OPERATIONS

Kroger to build robot-powered fulfillment center in Florida

BY Dan Berthiaume

The Kroger Co. is making progress on its plan to build a series of high-tech customer fulfillment centers (CFCs).

Partnering with UK-based online grocery retailer Ocado, Kroger will open an advanced CFC in Groveland, Florida, located 30 miles west of Orlando. Kroger expects to employ more than 400 people in the 375,000-sq.-ft. facility, which is scheduled to break ground later this year and open in 2021.

The CFC model is based on an automated warehouse facility with digital and robotic capabilities, also known as a “shed.” Kroger plans to eventually open 20 CFCs, in partnership with Ocado, to provide omnichannel services to its customers across the entire East Coast. The first center to open under the partnership is being built in Monroe, Ohio. More locations have since been announced.

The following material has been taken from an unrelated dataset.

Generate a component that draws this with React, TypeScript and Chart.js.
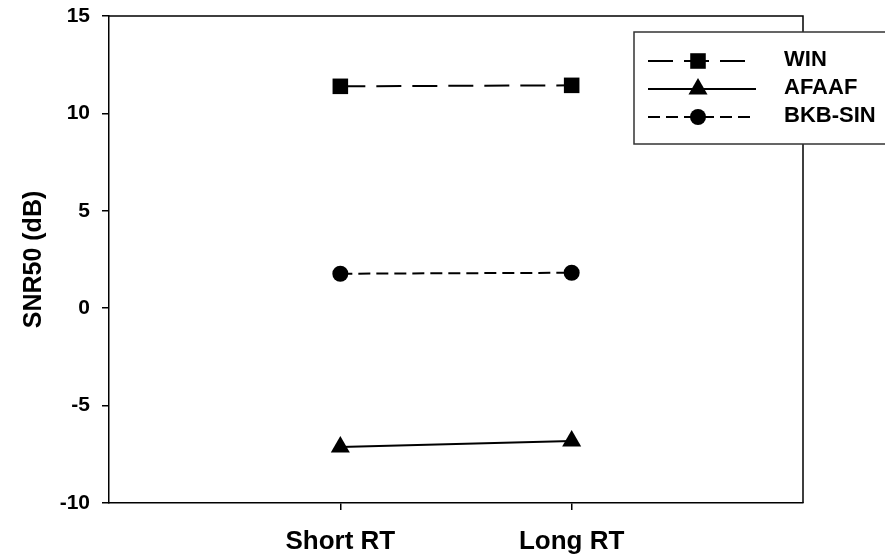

“Kroger is incredibly excited to construct one of our industry-leading customer fulfillment centers in Groveland, Florida, through our relationship with Ocado,” said Alex Tosolini, Kroger’s senior VP of new business development. “Through our strategic partnership, we are leveraging advanced robotics technology and creative solutions to redefine the customer experience across America.”

Building new technologically advanced CFCs is part of a larger strategy, called “Restock Kroger,” which Kroger introduced in October 2017. In particular, the CFCs align with Restock Kroger priorities to fund technology and infrastructure upgrades, as well as to leverage robotics and artificial intelligence to transform the customer experience.

In November 2018, Kroger announced its first CFC will be constructed in Monroe, Ohio, a suburb north of Cincinnati. Kroger is investing $55 million to build the first facility, which will span 335,000 sq. ft. and is expected to generate more than 410 new jobs, according to the grocer.

Prior to joining forces in May 2018, Kroger already had approximately a 1% stake in Ocado. Through the new deal, Kroger increased its existing investment by 5% in a subscription rights agreement, bringing its total investment to more than 6%.